=== Your instructions ===
Search the material below for the string "with" and list each line that holds it.
═══ Data excerpt
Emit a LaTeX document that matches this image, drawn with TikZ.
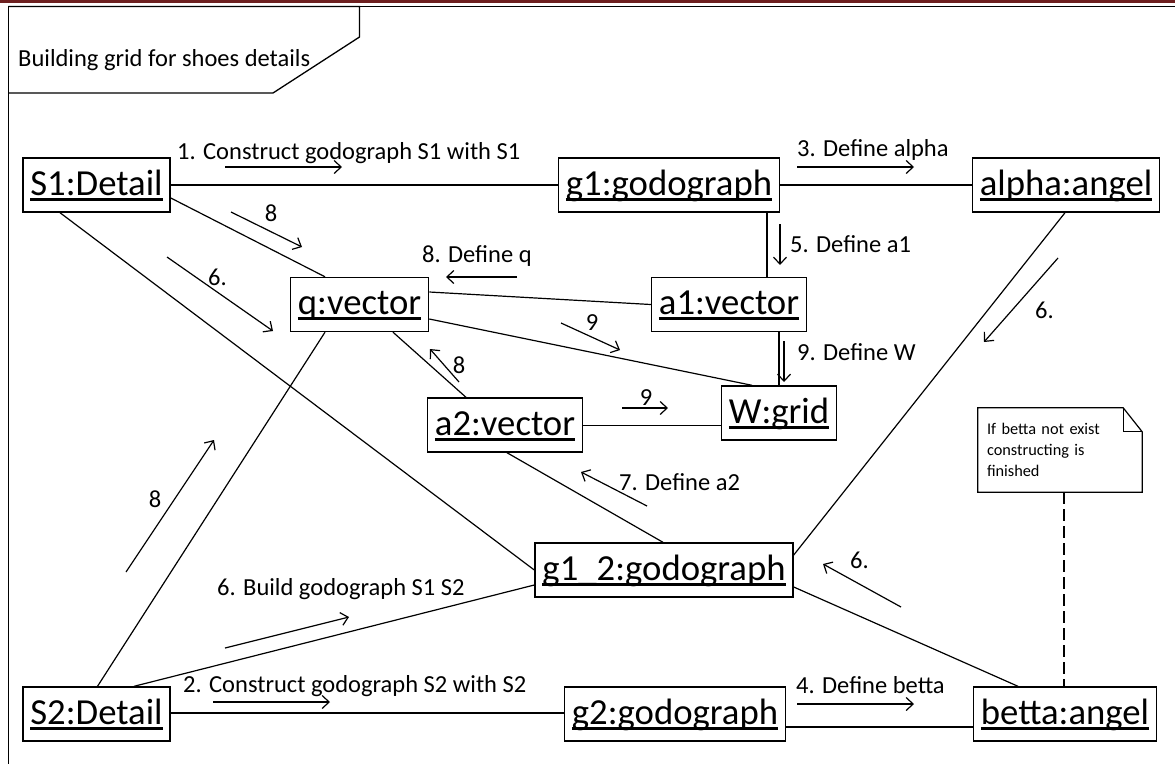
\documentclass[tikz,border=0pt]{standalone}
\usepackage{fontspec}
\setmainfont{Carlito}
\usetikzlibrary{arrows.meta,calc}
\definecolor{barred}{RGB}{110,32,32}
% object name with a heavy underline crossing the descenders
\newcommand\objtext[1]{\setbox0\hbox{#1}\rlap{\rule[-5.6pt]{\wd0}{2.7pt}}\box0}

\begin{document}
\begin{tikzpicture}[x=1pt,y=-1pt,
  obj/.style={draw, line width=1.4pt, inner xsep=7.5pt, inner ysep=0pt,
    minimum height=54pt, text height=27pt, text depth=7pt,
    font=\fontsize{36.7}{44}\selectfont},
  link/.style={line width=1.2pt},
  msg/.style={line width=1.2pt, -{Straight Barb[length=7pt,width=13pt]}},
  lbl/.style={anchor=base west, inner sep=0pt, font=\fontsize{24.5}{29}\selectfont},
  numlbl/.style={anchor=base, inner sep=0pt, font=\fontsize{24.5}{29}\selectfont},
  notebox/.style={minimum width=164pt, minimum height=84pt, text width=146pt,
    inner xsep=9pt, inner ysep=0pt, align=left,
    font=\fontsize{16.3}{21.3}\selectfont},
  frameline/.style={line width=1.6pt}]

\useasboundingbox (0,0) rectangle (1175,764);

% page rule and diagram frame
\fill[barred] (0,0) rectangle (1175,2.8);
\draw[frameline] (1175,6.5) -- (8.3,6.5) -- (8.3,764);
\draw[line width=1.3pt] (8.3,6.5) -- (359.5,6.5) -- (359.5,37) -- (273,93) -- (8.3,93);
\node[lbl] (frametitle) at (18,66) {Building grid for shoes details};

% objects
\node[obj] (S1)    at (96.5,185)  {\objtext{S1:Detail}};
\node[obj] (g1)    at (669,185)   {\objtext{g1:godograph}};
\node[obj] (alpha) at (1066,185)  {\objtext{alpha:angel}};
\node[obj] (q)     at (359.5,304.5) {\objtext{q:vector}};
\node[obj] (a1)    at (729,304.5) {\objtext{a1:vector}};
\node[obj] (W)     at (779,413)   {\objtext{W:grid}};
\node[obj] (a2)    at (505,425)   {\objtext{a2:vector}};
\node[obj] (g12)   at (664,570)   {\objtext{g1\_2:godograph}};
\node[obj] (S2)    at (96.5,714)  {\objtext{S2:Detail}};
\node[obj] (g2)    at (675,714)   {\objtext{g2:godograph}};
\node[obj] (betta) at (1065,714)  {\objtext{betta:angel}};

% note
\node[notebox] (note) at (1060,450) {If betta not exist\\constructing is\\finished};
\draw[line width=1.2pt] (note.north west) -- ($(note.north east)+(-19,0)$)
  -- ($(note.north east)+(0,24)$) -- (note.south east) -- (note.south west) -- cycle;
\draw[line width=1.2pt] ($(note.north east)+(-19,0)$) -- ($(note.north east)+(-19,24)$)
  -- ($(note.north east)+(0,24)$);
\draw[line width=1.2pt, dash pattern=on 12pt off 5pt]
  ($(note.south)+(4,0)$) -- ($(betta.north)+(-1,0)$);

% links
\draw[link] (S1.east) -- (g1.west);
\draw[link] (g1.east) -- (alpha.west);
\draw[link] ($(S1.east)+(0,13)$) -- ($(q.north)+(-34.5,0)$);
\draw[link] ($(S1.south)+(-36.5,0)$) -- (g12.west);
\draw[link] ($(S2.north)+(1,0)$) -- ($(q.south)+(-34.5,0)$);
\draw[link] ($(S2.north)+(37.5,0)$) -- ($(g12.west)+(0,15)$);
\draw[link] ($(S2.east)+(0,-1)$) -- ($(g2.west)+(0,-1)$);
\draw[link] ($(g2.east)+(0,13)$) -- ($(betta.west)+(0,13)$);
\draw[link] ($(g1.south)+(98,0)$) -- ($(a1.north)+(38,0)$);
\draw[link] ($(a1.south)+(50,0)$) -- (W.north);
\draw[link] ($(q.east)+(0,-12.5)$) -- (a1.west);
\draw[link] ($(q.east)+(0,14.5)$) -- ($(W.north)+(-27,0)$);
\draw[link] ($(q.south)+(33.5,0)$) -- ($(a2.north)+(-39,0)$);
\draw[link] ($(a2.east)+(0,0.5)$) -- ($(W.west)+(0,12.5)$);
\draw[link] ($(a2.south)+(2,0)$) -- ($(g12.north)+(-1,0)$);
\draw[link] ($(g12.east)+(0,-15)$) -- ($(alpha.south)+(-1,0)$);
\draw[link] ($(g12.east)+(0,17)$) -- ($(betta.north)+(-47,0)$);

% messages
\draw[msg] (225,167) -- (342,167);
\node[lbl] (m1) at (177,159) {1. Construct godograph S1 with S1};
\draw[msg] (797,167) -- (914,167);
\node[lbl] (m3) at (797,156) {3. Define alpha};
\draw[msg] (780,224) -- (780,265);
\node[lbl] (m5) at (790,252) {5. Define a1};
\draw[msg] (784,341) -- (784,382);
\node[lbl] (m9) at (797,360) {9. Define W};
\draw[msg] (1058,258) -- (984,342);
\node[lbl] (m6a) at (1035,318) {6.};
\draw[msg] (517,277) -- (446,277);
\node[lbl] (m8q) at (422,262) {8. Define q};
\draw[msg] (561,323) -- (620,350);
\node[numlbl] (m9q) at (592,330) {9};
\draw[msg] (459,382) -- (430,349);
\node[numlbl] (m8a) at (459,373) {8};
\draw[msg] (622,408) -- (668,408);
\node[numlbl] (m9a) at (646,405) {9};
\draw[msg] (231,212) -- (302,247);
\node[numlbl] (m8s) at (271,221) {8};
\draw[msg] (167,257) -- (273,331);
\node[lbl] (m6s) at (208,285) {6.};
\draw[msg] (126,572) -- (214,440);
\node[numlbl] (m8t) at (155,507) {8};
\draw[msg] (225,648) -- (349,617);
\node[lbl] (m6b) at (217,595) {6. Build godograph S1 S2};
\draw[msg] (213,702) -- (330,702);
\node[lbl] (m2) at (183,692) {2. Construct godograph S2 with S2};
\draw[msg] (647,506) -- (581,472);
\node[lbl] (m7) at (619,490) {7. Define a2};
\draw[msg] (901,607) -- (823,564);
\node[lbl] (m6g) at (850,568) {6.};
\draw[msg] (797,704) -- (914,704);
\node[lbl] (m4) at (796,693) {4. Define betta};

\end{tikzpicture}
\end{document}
══════
=== Written solution ===
Emit a LaTeX document that matches this image, drawn with TikZ.
% object name with a heavy underline crossing the descenders
\node[lbl] (m1) at (177,159) {1. Construct godograph S1 with S1};
\node[lbl] (m2) at (183,692) {2. Construct godograph S2 with S2};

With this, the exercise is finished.